| Problem details |
Within the data below, state how many lines contain the string "diagram". Provide the number only.

| Record extracts |
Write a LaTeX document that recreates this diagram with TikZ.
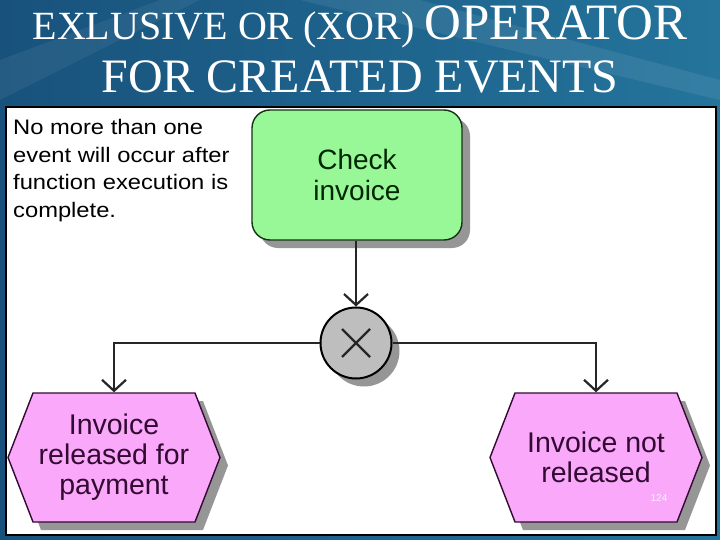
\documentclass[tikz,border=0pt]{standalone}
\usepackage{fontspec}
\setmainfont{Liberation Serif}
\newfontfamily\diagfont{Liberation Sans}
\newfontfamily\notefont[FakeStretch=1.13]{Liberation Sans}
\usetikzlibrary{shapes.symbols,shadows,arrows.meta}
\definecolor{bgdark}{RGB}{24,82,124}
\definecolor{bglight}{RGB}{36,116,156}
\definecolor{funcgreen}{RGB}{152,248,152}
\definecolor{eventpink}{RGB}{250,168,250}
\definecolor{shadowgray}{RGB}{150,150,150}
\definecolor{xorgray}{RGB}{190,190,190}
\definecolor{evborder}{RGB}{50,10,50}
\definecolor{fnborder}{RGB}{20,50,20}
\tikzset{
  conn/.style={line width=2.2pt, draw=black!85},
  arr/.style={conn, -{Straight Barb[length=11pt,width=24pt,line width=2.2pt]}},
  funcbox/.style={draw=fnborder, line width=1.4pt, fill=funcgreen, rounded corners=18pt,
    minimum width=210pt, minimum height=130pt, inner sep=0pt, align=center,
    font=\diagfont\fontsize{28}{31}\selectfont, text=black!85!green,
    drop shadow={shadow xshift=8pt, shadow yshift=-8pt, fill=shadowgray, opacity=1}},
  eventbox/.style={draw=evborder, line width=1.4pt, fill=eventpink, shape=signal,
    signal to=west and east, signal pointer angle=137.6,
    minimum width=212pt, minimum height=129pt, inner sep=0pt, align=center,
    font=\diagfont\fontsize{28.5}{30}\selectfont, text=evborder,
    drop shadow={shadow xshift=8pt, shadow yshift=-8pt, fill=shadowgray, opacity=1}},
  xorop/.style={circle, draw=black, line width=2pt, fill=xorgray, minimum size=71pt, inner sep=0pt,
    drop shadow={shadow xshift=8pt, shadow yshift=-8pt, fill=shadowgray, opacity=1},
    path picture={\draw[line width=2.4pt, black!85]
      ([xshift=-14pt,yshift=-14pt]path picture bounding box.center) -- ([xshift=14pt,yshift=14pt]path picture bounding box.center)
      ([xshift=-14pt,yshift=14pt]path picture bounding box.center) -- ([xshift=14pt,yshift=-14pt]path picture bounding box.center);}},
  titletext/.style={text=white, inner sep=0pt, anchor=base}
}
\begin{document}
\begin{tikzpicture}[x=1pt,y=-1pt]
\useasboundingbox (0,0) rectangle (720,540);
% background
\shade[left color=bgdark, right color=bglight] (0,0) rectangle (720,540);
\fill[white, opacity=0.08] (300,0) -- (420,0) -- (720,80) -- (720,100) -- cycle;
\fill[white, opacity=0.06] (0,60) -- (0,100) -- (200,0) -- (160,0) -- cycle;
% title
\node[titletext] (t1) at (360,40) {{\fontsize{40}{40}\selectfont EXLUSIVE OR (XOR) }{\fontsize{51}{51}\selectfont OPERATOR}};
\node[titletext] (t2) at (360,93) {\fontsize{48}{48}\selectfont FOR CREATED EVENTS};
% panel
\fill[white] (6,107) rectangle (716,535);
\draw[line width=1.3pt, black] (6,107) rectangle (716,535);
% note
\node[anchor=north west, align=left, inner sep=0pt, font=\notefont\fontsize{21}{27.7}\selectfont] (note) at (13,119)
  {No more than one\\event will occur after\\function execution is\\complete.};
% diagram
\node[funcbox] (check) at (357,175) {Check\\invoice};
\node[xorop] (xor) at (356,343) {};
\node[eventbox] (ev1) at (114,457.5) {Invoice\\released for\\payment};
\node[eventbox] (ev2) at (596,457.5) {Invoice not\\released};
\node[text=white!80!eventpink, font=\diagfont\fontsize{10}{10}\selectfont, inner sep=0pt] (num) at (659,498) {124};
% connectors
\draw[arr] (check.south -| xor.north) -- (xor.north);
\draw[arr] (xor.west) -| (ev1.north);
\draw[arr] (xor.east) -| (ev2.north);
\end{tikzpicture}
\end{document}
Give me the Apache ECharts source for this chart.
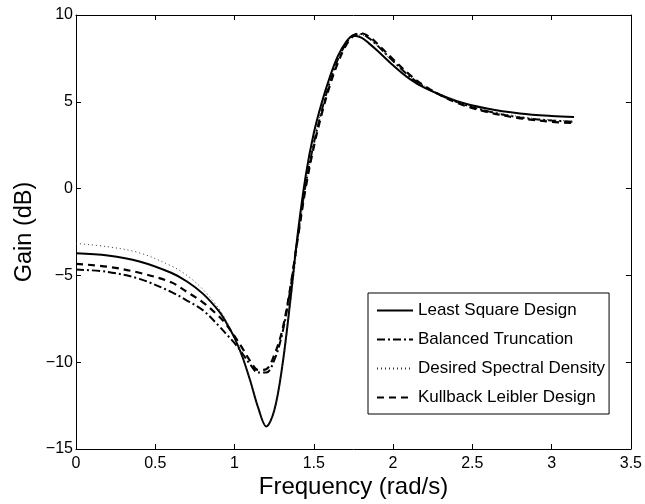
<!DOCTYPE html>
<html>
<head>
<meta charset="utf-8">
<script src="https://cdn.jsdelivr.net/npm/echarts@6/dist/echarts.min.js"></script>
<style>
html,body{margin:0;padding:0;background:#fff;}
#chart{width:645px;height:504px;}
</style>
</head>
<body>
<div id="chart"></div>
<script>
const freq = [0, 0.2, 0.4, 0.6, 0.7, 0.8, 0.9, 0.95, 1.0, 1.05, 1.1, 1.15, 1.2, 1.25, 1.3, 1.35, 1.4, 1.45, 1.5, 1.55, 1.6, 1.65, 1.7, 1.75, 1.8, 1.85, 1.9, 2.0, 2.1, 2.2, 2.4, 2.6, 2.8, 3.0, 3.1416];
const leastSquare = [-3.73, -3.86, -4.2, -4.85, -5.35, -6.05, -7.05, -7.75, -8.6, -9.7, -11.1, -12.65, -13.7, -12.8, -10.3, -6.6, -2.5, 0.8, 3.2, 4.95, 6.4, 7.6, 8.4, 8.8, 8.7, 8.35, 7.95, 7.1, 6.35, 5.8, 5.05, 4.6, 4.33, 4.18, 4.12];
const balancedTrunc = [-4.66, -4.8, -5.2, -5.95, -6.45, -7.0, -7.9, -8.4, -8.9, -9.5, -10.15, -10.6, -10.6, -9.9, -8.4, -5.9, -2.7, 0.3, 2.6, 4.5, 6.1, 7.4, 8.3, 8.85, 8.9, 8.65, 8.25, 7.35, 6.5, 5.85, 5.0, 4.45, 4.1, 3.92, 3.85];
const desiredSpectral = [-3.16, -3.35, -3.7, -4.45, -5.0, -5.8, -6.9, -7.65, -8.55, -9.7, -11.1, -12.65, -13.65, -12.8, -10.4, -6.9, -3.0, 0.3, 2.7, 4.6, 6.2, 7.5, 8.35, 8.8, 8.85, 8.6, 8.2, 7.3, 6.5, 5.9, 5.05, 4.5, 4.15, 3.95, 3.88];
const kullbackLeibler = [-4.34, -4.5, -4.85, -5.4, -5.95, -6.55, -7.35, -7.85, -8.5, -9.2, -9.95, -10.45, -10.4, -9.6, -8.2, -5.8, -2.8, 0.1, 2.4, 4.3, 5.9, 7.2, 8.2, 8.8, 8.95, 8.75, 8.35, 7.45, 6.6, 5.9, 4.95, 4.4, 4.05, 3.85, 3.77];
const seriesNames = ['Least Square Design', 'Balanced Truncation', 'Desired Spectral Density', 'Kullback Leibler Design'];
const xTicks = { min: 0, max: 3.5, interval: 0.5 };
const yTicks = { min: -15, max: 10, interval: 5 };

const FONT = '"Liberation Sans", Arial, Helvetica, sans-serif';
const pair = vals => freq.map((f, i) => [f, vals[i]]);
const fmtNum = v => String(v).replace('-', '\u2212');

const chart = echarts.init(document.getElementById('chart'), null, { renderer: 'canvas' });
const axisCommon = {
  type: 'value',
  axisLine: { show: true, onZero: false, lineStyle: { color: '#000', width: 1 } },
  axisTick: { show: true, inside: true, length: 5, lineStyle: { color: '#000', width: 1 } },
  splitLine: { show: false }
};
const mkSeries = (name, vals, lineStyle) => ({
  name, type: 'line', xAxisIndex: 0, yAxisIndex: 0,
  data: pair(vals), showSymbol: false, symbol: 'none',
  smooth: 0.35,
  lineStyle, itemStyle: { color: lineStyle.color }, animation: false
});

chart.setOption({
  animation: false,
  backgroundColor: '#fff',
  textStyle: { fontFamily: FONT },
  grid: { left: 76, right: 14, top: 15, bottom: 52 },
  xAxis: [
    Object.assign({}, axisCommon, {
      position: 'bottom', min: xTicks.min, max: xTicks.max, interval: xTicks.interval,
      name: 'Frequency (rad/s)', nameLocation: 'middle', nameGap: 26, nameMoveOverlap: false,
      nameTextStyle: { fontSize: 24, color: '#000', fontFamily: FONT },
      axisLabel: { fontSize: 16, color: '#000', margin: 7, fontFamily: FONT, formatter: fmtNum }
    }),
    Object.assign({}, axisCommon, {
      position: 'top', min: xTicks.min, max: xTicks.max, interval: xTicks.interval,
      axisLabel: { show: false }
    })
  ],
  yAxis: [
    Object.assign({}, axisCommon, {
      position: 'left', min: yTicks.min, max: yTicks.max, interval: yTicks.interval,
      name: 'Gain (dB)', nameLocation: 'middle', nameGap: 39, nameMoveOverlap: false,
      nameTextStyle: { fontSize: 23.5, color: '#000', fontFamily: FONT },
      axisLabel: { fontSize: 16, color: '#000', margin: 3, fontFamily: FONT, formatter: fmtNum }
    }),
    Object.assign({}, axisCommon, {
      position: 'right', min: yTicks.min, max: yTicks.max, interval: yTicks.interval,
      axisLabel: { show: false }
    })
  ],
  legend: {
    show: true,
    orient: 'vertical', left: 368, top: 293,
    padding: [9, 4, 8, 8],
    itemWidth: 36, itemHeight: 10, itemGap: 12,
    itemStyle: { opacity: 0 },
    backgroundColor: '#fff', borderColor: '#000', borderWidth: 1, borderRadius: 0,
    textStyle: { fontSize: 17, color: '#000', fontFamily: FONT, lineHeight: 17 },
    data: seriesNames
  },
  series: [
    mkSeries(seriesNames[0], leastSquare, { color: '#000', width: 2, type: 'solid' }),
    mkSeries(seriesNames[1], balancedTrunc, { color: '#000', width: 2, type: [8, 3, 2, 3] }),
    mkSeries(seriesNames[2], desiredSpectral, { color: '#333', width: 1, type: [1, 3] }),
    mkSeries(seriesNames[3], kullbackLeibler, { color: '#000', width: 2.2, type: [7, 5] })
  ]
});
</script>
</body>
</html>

| Answer in full |
2